If you are at all interested in finance and economics you should be reading Frances Coppola’s blog. Frances is a former banker turned singer and image consultant. Having been a banker she understands how the system works. As she is no longer a banker she is free to criticise the system from an informed perspective. Her perspective is different from that which you find on most business-related blogs.
There’s loads of good stuff on her site but here are a few of my favourites:
In Defence of Bank Bonuses – On the different sorts of bank staff, why they’re not all greedy grabbing gits and why it makes sense to allow loss making banks to pay bonuses and then tax them, rather than keep their money and write it off against corporation tax.
The Foundation of Short Selling – why short selling isn’t necessarily bad and George Monbiot, on this subject at least, doesn’t know what he’s talking about.
Bank breakups, red herrings and elephants – why breaking up the banks would make sod all difference. Some similar arguments to mine from earlier this year but also an explanation of why investment banks would remain inextricably linked with retail banks, and therefore still as likely to drag them down in a crisis, even if they were legally separate companies.
How the bubble burst: securities, mortgages and collateral damage – as it says, the story of the financial crisis but also some straightforward explanation of securities, derivatives, CDOs and the like, and the role they played in the contagion of 2008.
Illusions and delusions – the lure of credit and the price of debt – why we should be worried about high levels of personal debt and why, in a recession, it makes sense for governments to hold debt, as they can borrow cheaply, rather than pile it onto individuals, who can’t.

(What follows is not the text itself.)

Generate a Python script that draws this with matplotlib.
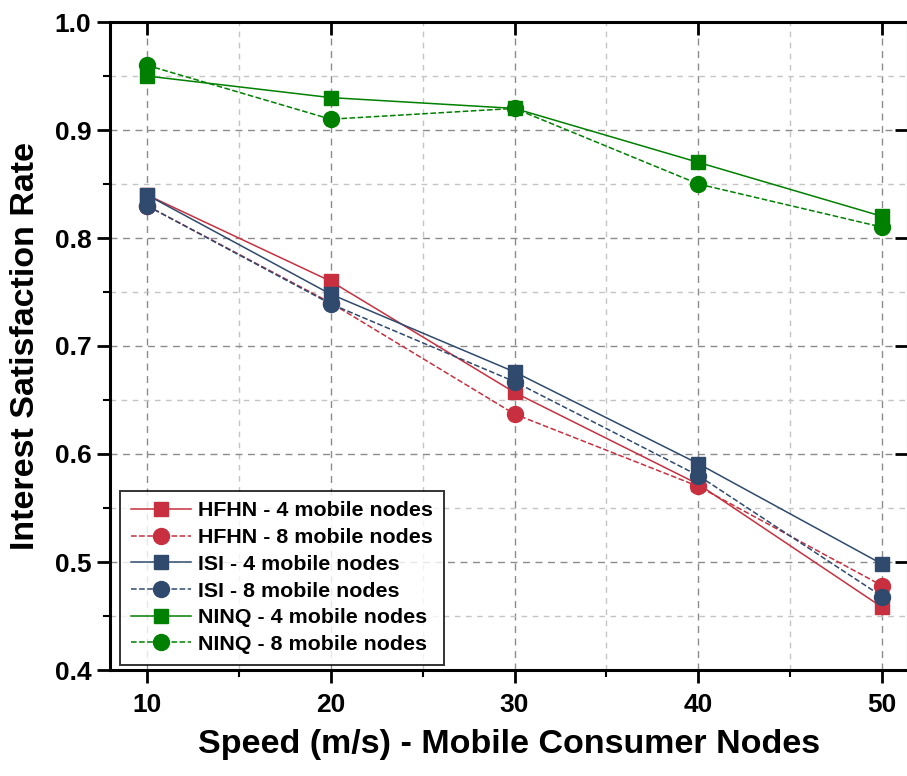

Blogs like Coppola Comment fill a gap left by the mainstream news media. When it comes to finance and economics, there is nothing between the “bankers are bastards” vs “bankers are the lifeblood of our economy” ding-dong you get in the tabloids, and the high-falutin’ language of the broadsheets’ business pages, which assume a considerable level of prior knowledge. Frances shows that you can explain finance simply without being simplistic. Her blog will be a regular stop for me from now on.